Enfin, en redescendant, contemplez le calvaire qui se trouve à la sortie. On y voit Jésus sur la Croix, entouré des deux voleurs crucifiés en même temps que lui. A ses pieds, sa mère, Marie, accompagnée de Marie-Madeleine, prient et pleurent. Notez que vous aurez déjà peut-être observé cet ensemble statuaire en arrivant. Il est en effet perché au-dessus des 150 marches qui mènent au sanctuaire -150 marches qui symbolisent les 150 «Je vous salue Marie» du rosaire.


Une fois la visite terminée, il ne vous reste qu’à redescendre le chemin des Roys jusqu’au plateau… et à vous rendre dans le charmant village de Saint-Maximin où se trouve la basilique Marie-Madeleine.
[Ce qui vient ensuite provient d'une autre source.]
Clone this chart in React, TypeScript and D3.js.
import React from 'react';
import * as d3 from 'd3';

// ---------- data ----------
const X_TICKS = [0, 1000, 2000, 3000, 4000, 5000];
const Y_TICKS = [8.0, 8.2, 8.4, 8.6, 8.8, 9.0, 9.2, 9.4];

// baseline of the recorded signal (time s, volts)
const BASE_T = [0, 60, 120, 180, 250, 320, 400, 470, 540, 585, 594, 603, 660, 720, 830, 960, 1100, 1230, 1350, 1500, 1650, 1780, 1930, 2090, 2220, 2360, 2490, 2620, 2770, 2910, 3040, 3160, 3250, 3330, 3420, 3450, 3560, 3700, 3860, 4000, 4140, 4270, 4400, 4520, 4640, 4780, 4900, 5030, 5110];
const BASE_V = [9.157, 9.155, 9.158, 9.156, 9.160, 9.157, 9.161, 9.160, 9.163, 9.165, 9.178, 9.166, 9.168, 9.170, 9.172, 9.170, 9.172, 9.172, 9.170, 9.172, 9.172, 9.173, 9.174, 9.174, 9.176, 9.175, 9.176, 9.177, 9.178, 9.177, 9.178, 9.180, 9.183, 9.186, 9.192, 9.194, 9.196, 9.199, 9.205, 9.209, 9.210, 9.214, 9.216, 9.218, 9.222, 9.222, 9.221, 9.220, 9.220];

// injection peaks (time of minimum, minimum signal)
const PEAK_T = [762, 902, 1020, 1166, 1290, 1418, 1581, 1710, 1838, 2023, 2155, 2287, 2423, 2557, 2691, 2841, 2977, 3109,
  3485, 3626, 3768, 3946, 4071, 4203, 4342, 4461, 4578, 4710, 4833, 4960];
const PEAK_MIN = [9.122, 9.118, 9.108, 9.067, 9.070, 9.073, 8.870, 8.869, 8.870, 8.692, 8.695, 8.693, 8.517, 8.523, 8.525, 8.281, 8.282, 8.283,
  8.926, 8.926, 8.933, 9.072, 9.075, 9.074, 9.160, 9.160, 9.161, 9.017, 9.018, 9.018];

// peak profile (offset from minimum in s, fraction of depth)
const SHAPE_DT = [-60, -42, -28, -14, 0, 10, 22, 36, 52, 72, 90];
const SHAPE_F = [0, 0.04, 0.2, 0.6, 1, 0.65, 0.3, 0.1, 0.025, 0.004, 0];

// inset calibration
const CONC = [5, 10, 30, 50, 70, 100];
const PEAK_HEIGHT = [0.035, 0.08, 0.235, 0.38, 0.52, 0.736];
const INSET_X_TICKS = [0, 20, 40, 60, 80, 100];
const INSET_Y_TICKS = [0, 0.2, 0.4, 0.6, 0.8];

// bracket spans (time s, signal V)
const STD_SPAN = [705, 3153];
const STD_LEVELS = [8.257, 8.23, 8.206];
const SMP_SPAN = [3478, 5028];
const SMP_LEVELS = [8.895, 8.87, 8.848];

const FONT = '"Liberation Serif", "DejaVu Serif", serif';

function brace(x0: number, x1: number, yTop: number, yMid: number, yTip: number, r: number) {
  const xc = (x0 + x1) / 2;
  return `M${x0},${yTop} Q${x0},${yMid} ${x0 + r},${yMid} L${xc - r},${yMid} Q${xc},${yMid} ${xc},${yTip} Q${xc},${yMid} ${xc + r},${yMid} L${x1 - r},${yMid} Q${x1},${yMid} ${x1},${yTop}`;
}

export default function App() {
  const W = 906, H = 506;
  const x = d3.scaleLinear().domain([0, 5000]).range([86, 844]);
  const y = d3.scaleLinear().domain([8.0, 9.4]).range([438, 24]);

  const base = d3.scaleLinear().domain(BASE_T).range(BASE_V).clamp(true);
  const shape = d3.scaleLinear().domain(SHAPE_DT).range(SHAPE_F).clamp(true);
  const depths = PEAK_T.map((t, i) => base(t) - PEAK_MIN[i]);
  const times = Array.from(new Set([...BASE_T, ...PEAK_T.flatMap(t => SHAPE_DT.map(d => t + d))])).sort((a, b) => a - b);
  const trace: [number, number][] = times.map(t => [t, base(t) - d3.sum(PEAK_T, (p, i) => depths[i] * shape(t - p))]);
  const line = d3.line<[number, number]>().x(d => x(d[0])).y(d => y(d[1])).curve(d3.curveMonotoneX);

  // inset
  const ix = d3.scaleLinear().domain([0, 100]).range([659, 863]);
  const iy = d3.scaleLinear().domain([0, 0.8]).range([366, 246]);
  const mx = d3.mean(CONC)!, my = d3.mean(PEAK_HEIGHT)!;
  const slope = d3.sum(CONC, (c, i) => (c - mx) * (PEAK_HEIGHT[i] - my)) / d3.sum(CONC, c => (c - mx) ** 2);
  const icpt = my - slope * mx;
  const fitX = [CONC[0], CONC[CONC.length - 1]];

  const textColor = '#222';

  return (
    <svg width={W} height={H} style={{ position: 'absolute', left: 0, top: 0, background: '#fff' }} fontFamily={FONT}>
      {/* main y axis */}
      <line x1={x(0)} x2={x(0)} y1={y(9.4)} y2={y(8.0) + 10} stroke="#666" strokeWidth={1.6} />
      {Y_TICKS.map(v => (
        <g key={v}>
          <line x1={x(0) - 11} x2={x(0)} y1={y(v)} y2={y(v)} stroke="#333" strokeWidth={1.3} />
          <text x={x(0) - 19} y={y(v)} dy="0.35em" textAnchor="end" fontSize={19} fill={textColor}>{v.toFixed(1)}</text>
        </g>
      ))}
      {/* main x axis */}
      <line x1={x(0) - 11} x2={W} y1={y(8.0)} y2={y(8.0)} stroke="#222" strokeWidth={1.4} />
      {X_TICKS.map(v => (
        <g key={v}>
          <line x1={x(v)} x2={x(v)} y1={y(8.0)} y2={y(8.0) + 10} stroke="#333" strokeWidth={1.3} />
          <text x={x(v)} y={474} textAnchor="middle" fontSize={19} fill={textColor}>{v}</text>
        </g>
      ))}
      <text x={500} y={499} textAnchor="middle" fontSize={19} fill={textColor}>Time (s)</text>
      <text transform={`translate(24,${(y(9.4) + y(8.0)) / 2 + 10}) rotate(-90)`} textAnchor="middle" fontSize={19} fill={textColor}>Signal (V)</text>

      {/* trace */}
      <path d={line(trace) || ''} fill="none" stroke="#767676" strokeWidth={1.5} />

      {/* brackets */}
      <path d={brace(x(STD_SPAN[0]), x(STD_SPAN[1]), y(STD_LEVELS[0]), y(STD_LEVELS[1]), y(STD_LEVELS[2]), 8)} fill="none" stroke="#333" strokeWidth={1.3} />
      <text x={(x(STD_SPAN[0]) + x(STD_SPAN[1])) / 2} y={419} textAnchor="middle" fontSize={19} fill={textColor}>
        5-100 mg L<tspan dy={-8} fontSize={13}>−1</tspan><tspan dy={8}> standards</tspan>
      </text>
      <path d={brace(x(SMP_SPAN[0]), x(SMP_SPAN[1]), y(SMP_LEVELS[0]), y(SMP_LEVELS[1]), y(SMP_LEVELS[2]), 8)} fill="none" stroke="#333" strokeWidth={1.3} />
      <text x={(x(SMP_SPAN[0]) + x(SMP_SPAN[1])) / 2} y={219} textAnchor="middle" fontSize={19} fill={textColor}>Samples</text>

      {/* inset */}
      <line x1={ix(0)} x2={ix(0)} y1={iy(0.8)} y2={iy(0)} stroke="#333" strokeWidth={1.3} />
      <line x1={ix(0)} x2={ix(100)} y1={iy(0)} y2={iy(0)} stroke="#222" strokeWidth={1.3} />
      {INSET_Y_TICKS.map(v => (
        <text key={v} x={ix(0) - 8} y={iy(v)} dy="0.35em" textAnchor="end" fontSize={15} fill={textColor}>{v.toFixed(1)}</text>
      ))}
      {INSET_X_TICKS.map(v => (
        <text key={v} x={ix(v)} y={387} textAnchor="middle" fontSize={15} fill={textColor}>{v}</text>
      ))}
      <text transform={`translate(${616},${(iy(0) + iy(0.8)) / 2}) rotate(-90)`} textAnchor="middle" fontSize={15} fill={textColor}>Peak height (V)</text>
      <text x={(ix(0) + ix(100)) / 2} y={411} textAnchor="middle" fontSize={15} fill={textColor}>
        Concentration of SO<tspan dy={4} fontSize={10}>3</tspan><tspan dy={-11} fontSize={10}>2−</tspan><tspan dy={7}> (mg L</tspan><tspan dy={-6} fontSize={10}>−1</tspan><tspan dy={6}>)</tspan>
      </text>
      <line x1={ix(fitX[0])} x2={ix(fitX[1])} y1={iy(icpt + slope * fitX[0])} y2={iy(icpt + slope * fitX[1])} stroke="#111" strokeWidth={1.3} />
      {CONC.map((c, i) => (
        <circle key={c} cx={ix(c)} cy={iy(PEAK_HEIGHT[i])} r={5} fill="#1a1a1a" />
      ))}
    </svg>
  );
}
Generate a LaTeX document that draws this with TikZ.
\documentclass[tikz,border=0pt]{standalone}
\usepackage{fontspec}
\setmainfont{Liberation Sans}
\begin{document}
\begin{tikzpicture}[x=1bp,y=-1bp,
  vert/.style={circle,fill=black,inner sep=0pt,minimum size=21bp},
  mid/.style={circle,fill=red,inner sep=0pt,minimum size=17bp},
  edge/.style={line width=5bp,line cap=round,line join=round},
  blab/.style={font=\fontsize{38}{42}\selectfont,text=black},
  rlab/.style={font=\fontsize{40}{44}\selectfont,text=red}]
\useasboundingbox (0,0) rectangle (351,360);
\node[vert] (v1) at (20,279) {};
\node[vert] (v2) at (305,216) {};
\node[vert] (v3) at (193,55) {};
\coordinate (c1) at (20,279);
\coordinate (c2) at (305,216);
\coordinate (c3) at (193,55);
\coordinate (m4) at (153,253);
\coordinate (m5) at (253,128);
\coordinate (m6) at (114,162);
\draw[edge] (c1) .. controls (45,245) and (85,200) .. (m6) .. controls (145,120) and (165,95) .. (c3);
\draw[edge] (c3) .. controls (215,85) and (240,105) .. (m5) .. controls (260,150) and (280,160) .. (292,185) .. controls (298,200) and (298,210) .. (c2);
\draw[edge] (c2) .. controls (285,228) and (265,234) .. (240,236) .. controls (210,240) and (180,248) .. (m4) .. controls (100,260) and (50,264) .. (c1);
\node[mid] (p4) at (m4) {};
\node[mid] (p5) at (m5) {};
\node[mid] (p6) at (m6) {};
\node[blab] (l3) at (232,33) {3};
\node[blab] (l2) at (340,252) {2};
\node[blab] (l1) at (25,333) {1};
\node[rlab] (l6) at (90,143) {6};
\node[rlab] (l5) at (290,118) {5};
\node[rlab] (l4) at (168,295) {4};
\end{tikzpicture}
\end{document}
LA BASILIQUE SAINTE MARIE-MADELEINE A SAINT-MAXIMIN LA SAINTE-BAUME


Avant de visiter la basilique, prenez le temps de flâner dans le centre médiéval du charmant village de Saint-Maximin-la-Sainte-Baume. Déambulez dans ses ruelles colorées, admirez ses maisons provençales aux façades et aux portails sculptés des 13e et 14e siècles, perdez-vous dans son ancien quartier juif aux belles arcades, remarquez la maison où habita Lucien Bonaparte, frère de Napoléon, avec son épouse, originaire du village, entre 1793 & 1794 (c’est lui qui sauvera, entre autres, l’orgue de la basilique de la destruction durant la Révolution), contemplez son couvent royal, bâti entre le 13e et le 17e siècle, mais malheureusement fermé à la visite (il est en travaux), ou encore le bel hôtel de ville de 1750-51, voisin de la basilique.



La basilique, justement. Elle est fondée en 1279 à la demande de Charles II d’Anjou roi de Sicile et comte de Provence, et par décision du pape Boniface VIII, après la découverte des reliques de Sainte Marie-Madeleine dans la crypte de l’église romane qui se trouvait ici. Les travaux débutent en 1295 mais après plusieurs interruptions temporaires, ils s’arrêteront définitivement en 1532. L’édifice, qui se revendique comme la plus grande basilique gothique de Provence, ne sera jamais terminé: il manque le portail central, la rosace et le clocher droit. Néanmoins, les décors intérieurs actuels seront aménagés aux 16e et 17e siècles.